*Collected data*:
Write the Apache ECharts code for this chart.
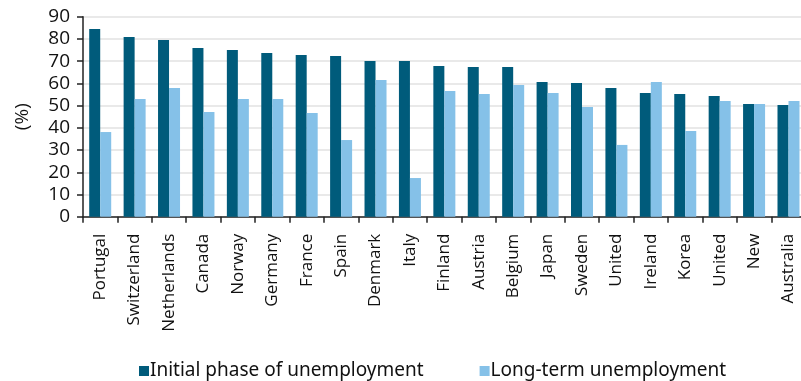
<!DOCTYPE html>
<html>
<head>
<meta charset="utf-8">
<script src="https://cdn.jsdelivr.net/npm/echarts@6/dist/echarts.min.js"></script>
<style>
html,body{margin:0;padding:0;background:#fff;}
#chart{width:801px;height:381px;}
</style>
</head>
<body>
<div id="chart"></div>
<script>
const categories = ["Portugal","Switzerland","Netherlands","Canada","Norway","Germany","France","Spain","Denmark","Italy","Finland","Austria","Belgium","Japan","Sweden","United","Ireland","Korea","United","New","Australia"];
const initialPhase = [84.5,80.9,79.5,75.9,75.0,73.7,72.8,72.3,70.1,70.1,67.8,67.4,67.4,60.6,60.2,57.9,55.7,55.2,54.3,50.7,50.3];
const longTerm = [38.1,53.0,57.9,47.1,53.0,53.0,46.7,34.5,61.5,17.4,56.6,55.2,59.3,55.7,49.4,32.3,60.6,38.6,52.1,50.7,52.1];
const yTicks = {min:0, max:90, interval:10};
const seriesNames = ["Initial phase of unemployment","Long-term unemployment"];
</script>
<script>
const chart = echarts.init(document.getElementById('chart'), null, {renderer:'canvas'});
const fontFam = "'Open Sans', 'Noto Sans', sans-serif";
chart.setOption({
  animation:false,
  grid:{left:83, top:16.7, bottom:164.3, right:-4.7, containLabel:false, outerBoundsMode:'none'},
  legend:{
    top:361, left:139, padding:0, itemWidth:10, itemHeight:10, itemGap:56, icon:'rect',
    textStyle:{fontSize:19, lineHeight:20, color:'#111', fontFamily:"'Noto Sans', sans-serif", padding:[0,0,0,-4]},
    data:seriesNames
  },
  xAxis:{
    type:'category', data:categories,
    axisLine:{lineStyle:{color:'#222', width:1.5}},
    axisTick:{show:true, length:6, lineStyle:{color:'#222', width:1.5}},
    axisLabel:{rotate:90, interval:0, fontSize:17, color:'#111', margin:17, fontFamily:fontFam}
  },
  yAxis:{
    type:'value', min:yTicks.min, max:yTicks.max, interval:yTicks.interval,
    name:'(%)', nameLocation:'middle', nameGap:51, nameRotate:90,
    nameTextStyle:{fontSize:19, color:'#111', fontFamily:fontFam},
    axisLine:{show:true, lineStyle:{color:'#222', width:1.5}},
    axisTick:{show:true, length:6, lineStyle:{color:'#222', width:1.5}},
    axisLabel:{fontSize:19, color:'#111', margin:13, fontFamily:fontFam},
    splitLine:{lineStyle:{color:'#e2e2e2', width:1.5}}
  },
  series:[
    {name:seriesNames[0], type:'bar', data:initialPhase, barWidth:11, barGap:'0%', itemStyle:{color:'#005b7b'}},
    {name:seriesNames[1], type:'bar', data:longTerm, barWidth:11, barGap:'0%', itemStyle:{color:'#85c1e8'}}
  ]
});
</script>
</body>
</html>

*Job*:
Reproduce every line of the material precisely, omitting its pictures.

*Response for this exercise*:
Write the Apache ECharts code for this chart.
<!DOCTYPE html>
<html>
<head>
<meta charset="utf-8">
<script src="https://cdn.jsdelivr.net/npm/echarts@6/dist/echarts.min.js"></script>
<style>
html,body{margin:0;padding:0;background:#fff;}
#chart{width:801px;height:381px;}
</style>
</head>
<body>
<div id="chart"></div>
<script>
const categories = ["Portugal","Switzerland","Netherlands","Canada","Norway","Germany","France","Spain","Denmark","Italy","Finland","Austria","Belgium","Japan","Sweden","United","Ireland","Korea","United","New","Australia"];
const initialPhase = [84.5,80.9,79.5,75.9,75.0,73.7,72.8,72.3,70.1,70.1,67.8,67.4,67.4,60.6,60.2,57.9,55.7,55.2,54.3,50.7,50.3];
const longTerm = [38.1,53.0,57.9,47.1,53.0,53.0,46.7,34.5,61.5,17.4,56.6,55.2,59.3,55.7,49.4,32.3,60.6,38.6,52.1,50.7,52.1];
const yTicks = {min:0, max:90, interval:10};
const seriesNames = ["Initial phase of unemployment","Long-term unemployment"];
</script>
<script>
const chart = echarts.init(document.getElementById('chart'), null, {renderer:'canvas'});
const fontFam = "'Open Sans', 'Noto Sans', sans-serif";
chart.setOption({
  animation:false,
  grid:{left:83, top:16.7, bottom:164.3, right:-4.7, containLabel:false, outerBoundsMode:'none'},
  legend:{
    top:361, left:139, padding:0, itemWidth:10, itemHeight:10, itemGap:56, icon:'rect',
    textStyle:{fontSize:19, lineHeight:20, color:'#111', fontFamily:"'Noto Sans', sans-serif", padding:[0,0,0,-4]},
    data:seriesNames
  },
  xAxis:{
    type:'category', data:categories,
    axisLine:{lineStyle:{color:'#222', width:1.5}},
    axisTick:{show:true, length:6, lineStyle:{color:'#222', width:1.5}},
    axisLabel:{rotate:90, interval:0, fontSize:17, color:'#111', margin:17, fontFamily:fontFam}
  },
  yAxis:{
    type:'value', min:yTicks.min, max:yTicks.max, interval:yTicks.interval,
    name:'(%)', nameLocation:'middle', nameGap:51, nameRotate:90,
    nameTextStyle:{fontSize:19, color:'#111', fontFamily:fontFam},
    axisLine:{show:true, lineStyle:{color:'#222', width:1.5}},
    axisTick:{show:true, length:6, lineStyle:{color:'#222', width:1.5}},
    axisLabel:{fontSize:19, color:'#111', margin:13, fontFamily:fontFam},
    splitLine:{lineStyle:{color:'#e2e2e2', width:1.5}}
  },
  series:[
    {name:seriesNames[0], type:'bar', data:initialPhase, barWidth:11, barGap:'0%', itemStyle:{color:'#005b7b'}},
    {name:seriesNames[1], type:'bar', data:longTerm, barWidth:11, barGap:'0%', itemStyle:{color:'#85c1e8'}}
  ]
});
</script>
</body>
</html>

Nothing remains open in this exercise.